Hundreds of community members joined ONE Campus chapters around the country last week in paying tribute to Nelson Mandela at screenings of the film Mandela: Long Walk to Freedom. The pre-scheduled film showings — in partnership with The Weinstein Company — offered many people a chance to mourn and celebrate Mandela’s life. Multiple locations held candlelight vigils after the film and moments of silence gave time for reflection.
Ten ONE campuses across the country have been specially selected to show advanced screenings of the new film, starring Idris Elba and Naomie Harris. Clark University, University of Texas El Paso, SUNY Oswego, and Georgia Regents University were the first schools to show their advanced screenings in their towns, on December 5—the very day of Mandela’s passing.

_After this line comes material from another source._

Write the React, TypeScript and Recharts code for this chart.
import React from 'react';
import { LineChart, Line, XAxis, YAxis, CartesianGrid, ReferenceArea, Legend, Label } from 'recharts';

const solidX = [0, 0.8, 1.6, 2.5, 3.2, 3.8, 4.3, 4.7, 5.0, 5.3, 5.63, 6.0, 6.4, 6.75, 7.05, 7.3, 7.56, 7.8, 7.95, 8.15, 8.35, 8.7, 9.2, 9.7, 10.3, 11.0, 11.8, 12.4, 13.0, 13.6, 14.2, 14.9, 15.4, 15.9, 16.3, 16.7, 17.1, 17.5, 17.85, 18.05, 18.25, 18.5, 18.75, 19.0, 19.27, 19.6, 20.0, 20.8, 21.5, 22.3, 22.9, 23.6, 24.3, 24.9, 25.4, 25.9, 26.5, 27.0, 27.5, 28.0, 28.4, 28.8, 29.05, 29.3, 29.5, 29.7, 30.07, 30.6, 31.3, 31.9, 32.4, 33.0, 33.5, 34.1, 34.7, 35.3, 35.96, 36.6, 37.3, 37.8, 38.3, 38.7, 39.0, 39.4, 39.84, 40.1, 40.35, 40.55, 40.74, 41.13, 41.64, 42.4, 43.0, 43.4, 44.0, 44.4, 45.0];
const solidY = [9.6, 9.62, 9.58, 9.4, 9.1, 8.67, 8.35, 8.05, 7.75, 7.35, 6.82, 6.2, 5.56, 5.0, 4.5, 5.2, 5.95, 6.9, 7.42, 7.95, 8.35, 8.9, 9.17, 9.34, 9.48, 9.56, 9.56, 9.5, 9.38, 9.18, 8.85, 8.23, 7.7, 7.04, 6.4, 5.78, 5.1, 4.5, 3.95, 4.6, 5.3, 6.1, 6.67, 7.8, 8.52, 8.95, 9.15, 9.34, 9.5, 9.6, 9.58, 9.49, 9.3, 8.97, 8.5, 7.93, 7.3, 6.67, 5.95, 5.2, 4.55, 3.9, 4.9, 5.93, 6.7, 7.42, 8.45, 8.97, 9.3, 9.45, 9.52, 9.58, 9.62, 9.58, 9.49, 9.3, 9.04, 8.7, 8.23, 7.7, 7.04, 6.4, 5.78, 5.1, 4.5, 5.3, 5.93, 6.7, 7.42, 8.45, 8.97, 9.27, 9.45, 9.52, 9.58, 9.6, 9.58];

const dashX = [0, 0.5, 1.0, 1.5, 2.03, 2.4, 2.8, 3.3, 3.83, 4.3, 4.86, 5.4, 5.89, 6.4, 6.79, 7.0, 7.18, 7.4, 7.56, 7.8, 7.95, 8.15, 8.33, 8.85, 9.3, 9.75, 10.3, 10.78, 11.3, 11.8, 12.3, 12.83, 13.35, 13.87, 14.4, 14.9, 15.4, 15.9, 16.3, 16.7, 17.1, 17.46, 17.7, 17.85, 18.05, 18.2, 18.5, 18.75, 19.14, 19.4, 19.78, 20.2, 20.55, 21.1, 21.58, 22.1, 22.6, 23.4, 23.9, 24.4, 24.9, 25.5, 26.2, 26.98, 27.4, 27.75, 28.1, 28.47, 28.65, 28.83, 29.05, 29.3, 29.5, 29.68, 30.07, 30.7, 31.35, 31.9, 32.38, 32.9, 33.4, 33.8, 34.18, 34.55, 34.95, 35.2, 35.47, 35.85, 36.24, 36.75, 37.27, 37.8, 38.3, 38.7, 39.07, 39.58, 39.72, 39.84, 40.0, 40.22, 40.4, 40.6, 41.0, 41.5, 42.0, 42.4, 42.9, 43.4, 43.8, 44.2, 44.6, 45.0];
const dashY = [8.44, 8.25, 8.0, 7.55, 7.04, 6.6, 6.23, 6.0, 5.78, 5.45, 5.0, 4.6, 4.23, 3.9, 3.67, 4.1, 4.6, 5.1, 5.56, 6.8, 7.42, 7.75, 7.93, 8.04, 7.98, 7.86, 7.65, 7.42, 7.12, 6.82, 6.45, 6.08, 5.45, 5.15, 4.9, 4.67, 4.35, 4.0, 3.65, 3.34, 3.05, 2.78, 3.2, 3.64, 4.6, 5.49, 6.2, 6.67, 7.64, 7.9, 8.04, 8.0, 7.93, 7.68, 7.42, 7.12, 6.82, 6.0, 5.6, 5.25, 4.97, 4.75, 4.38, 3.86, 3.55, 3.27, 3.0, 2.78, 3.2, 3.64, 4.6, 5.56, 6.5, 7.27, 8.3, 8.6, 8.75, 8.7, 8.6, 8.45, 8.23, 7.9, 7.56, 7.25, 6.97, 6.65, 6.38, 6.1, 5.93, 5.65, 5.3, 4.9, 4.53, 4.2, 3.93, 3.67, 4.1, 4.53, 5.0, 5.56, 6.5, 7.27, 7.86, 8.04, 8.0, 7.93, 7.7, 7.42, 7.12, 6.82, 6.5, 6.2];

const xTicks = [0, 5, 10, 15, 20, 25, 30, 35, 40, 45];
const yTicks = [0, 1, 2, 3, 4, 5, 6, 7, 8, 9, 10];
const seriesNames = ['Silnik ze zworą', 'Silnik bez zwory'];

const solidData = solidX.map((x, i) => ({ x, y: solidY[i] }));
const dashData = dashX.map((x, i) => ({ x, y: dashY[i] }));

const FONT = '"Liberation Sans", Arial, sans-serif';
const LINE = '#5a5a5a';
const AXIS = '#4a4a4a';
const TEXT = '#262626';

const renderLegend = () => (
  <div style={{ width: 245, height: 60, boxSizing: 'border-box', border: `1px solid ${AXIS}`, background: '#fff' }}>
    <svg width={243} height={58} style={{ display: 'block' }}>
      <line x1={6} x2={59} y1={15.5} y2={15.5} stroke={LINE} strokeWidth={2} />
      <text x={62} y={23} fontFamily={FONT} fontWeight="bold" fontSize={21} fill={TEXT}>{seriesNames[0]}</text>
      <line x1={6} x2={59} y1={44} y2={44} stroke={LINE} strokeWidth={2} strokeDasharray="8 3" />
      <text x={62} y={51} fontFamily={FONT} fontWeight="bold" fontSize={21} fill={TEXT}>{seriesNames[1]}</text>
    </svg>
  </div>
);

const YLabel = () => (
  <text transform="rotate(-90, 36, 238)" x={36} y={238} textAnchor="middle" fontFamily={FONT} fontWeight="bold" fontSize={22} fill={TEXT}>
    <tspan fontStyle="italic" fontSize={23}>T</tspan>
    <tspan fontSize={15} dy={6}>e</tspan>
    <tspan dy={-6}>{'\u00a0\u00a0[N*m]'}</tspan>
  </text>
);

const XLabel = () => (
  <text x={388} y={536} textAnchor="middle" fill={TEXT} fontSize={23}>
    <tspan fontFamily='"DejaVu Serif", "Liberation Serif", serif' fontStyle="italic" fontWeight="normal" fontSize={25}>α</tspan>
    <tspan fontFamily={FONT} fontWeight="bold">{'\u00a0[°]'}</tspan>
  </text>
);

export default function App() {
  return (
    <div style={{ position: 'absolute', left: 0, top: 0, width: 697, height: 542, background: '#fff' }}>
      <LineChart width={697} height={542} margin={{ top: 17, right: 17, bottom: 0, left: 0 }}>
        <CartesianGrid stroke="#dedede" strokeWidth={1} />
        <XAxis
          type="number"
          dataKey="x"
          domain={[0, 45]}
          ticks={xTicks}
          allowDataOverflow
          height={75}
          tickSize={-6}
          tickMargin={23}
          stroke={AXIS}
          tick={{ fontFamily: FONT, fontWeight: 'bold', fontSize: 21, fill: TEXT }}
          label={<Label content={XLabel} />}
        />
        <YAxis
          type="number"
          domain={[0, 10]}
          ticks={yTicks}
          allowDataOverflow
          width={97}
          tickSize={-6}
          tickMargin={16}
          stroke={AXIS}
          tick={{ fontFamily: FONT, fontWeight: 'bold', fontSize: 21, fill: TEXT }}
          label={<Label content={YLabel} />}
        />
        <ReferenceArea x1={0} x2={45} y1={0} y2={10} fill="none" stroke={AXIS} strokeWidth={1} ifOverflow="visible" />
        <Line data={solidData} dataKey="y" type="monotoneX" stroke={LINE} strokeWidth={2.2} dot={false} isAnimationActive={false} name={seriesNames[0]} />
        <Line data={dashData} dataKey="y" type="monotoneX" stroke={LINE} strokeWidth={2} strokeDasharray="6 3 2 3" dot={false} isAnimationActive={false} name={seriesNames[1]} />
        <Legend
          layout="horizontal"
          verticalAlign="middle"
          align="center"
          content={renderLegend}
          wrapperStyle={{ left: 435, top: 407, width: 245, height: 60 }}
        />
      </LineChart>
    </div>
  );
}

The next few days brought screenings at University of Virginia, University of Arizona, University of Iowa, Carthage College, Beloit College, and University of Michigan. Each group found their own way to pay tribute to Mandela’s incredible life during their film screening event. Take a look:
A candlelight vigil was held at Clark University’s screening in Worcester, Mass. “In light of [Mandela’s death], I feel that the screening was a fitting way for students and community members to take a couple hours out of their day to reflect and honor the life of Nelson Mandela,” said Clark University campus leader Maggie Friga. “After several moments of silence a group of students stayed behind to share their feelings, thoughts and reflections on the life and death of this extraordinary man. It was a very important and much needed conversation for all of us.”

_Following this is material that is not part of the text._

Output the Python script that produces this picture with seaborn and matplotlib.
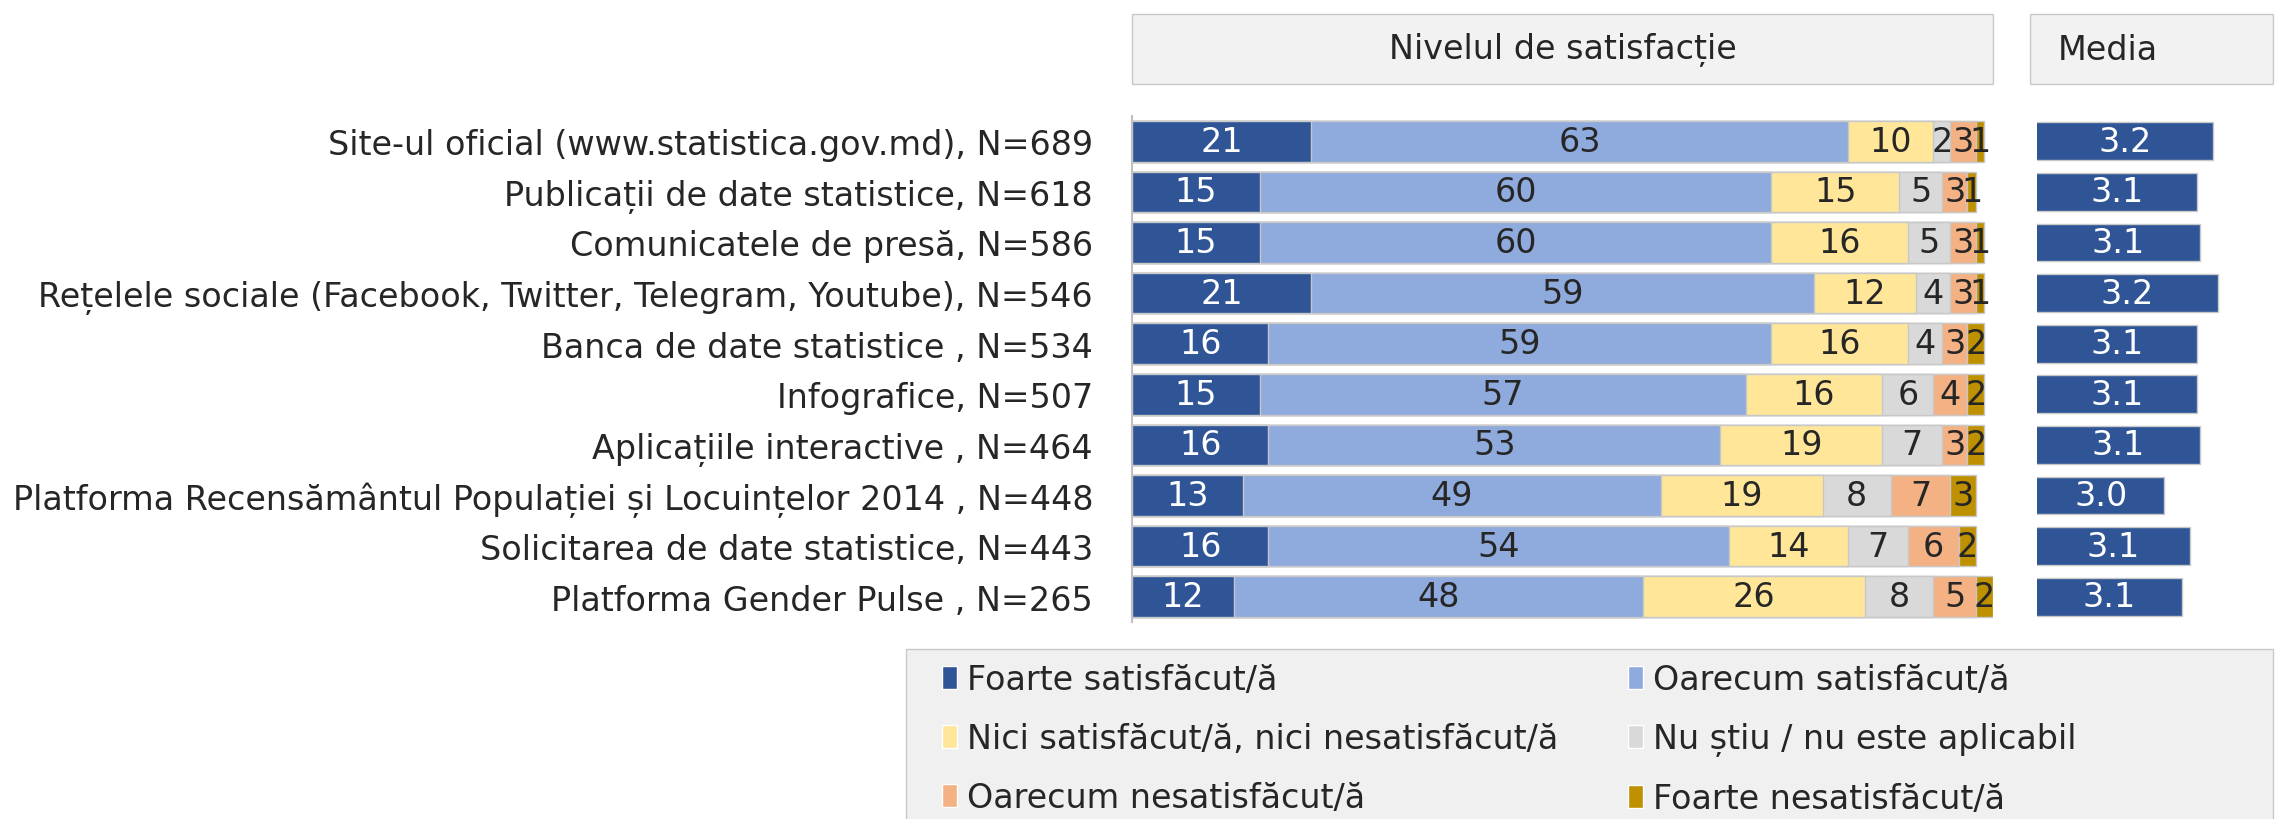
import pandas as pd
import matplotlib
matplotlib.use('Agg')
import matplotlib.pyplot as plt
import seaborn as sns
from matplotlib.patches import Rectangle, Patch

# Data
categories = [
    'Site-ul oficial (www.statistica.gov.md), N=689',
    'Publicații de date statistice, N=618',
    'Comunicatele de presă, N=586',
    'Rețelele sociale (Facebook, Twitter, Telegram, Youtube), N=546',
    'Banca de date statistice , N=534',
    'Infografice, N=507',
    'Aplicațiile interactive , N=464',
    'Platforma Recensământul Populației și Locuințelor 2014 , N=448',
    'Solicitarea de date statistice, N=443',
    'Platforma Gender Pulse , N=265',
]
foarte_sat = [21, 15, 15, 21, 16, 15, 16, 13, 16, 12]
oarecum_sat = [63, 60, 60, 59, 59, 57, 53, 49, 54, 48]
nici = [10, 15, 16, 12, 16, 16, 19, 19, 14, 26]
nu_stiu = [2, 5, 5, 4, 4, 6, 7, 8, 7, 8]
oarecum_nesat = [3, 3, 3, 3, 3, 4, 3, 7, 6, 5]
foarte_nesat = [1, 1, 1, 1, 2, 2, 2, 3, 2, 2]
media = [3.19, 3.13, 3.14, 3.21, 3.13, 3.13, 3.14, 3.00, 3.10, 3.07]

series_names = ['Foarte satisfăcut/ă', 'Oarecum satisfăcut/ă',
                'Nici satisfăcut/ă, nici nesatisfăcut/ă', 'Nu știu / nu este aplicabil',
                'Oarecum nesatisfăcut/ă', 'Foarte nesatisfăcut/ă']
colors = ['#2F5597', '#8FAADC', '#FFE699', '#D9D9D9', '#F4B183', '#BF9000']

sns.set_style('white')
plt.rcParams['font.family'] = ['DejaVu Sans']
txt_color = '#262626'
fs = 24

series = [foarte_sat, oarecum_sat, nici, nu_stiu, oarecum_nesat, foarte_nesat]
df = pd.DataFrame({'categorie': categories})
running = [0] * len(categories)
for k, vals in enumerate(series):
    running = [a + b for a, b in zip(running, vals)]
    df[f'cum{k}'] = running

W, H = 2292, 820
fig = plt.figure(figsize=(W / 100, H / 100), dpi=100)

# main stacked bar panel
ax = fig.add_axes([1132 / W, 1 - 623 / H, (1993 - 1132) / W, 506 / H])
for k in reversed(range(len(series))):
    sns.barplot(data=df, x=f'cum{k}', y='categorie', color=colors[k], saturation=1,
                width=0.8, edgecolor='#c8c8c8', linewidth=1, orient='h', ax=ax)

for i in range(len(categories)):
    left = 0
    for k, vals in enumerate(series):
        v = vals[i]
        ax.text(left + v / 2, i, str(v), ha='center', va='center', fontsize=fs,
                color='white' if k == 0 else txt_color)
        left += v

ax.set_xlim(0, 101)
ax.set_xlabel('')
ax.set_ylabel('')
ax.set_xticks([])
ax.tick_params(axis='y', length=0, pad=28, labelsize=fs, labelcolor=txt_color)
for s in ['top', 'right', 'bottom']:
    ax.spines[s].set_visible(False)
ax.spines['left'].set_color('#bfbfbf')
ax.spines['left'].set_linewidth(1.5)

# media panel
ax2 = fig.add_axes([2037 / W, 1 - 623 / H, 229 / W, 506 / H])
sns.barplot(x=media, y=categories, color=colors[0], saturation=1, width=0.75,
            edgecolor='#c8c8c8', linewidth=1, orient='h', ax=ax2)
for i, m in enumerate(media):
    ax2.text((2.5 + m) / 2, i, f'{m:.1f}', ha='center', va='center', fontsize=fs, color='white')
ax2.set_xlim(2.5, 3.4)
ax2.set_xticks([])
ax2.set_yticks([])
ax2.set_xlabel('')
ax2.set_ylabel('')
for s in ax2.spines.values():
    s.set_visible(False)

# header boxes
fig.add_artist(Rectangle((1132 / W, 1 - 85 / H), (1993 - 1132) / W, 70 / H,
                         transform=fig.transFigure, facecolor='#f2f2f2', edgecolor='#c8c8c8', lw=1))
fig.text((1132 + 1993) / 2 / W, 1 - 50 / H, 'Nivelul de satisfacție', ha='center', va='center',
         fontsize=fs, color=txt_color)
fig.add_artist(Rectangle((2030 / W, 1 - 85 / H), (2273 - 2030) / W, 70 / H,
                         transform=fig.transFigure, facecolor='#f2f2f2', edgecolor='#c8c8c8', lw=1))
fig.text(2058 / W, 1 - 50 / H, 'Media', ha='left', va='center', fontsize=fs, color=txt_color)

# legend box
fig.add_artist(Rectangle((906 / W, -0.01), (2273 - 906) / W, 170 / H + 0.01,
                         transform=fig.transFigure, facecolor='#f0f0f0', edgecolor='#c8c8c8', lw=1))
handles = [Patch(facecolor=c) for c in colors]
order = [0, 2, 4, 1, 3, 5]
fig.legend([handles[i] for i in order], [series_names[i] for i in order], ncol=2,
           loc='upper left', bbox_to_anchor=(942 / W, 1 - 664 / H), frameon=False,
           fontsize=fs, handlelength=0.45, handleheight=0.7, handletextpad=0.3,
           columnspacing=2.1, labelspacing=0.78, borderpad=0, borderaxespad=0,
           labelcolor=txt_color)

fig.savefig('out.png', dpi=100)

University of Virginia students and local community members light a candle and reflected on Nelson Mandela’s life before the screening. Said UVA ONE Campus Leader Denise Catbay: “The vigil was absolutely amazing, which really showed how people honored the man who was Mandela and how much respect we have for him. The film really captured Nelson Mandela’s humanity and the person behind the political figure. It helped us to understand the peace that he sought within his own country and his massive influence around the world.”
SUNY Oswego students mourned the passing of Mandela with hand-drawn messages “Coming together for this film was extraordinarily emotional,” said SUNY Oswego campus leader Katie Sullivan. “The real photos and videos portraying apartheid South Africa that were incorporated into the film brought to life the decades long struggle that many of us have only read about. The timing of the screening was a powerful reminder of the inspiration Mandela was to all South Africans and how he has had such a resounding impact around the world.”
Emotional audiences at all ten of the film screenings grieved together and were moved to truly live the life of action that Mandela inspires.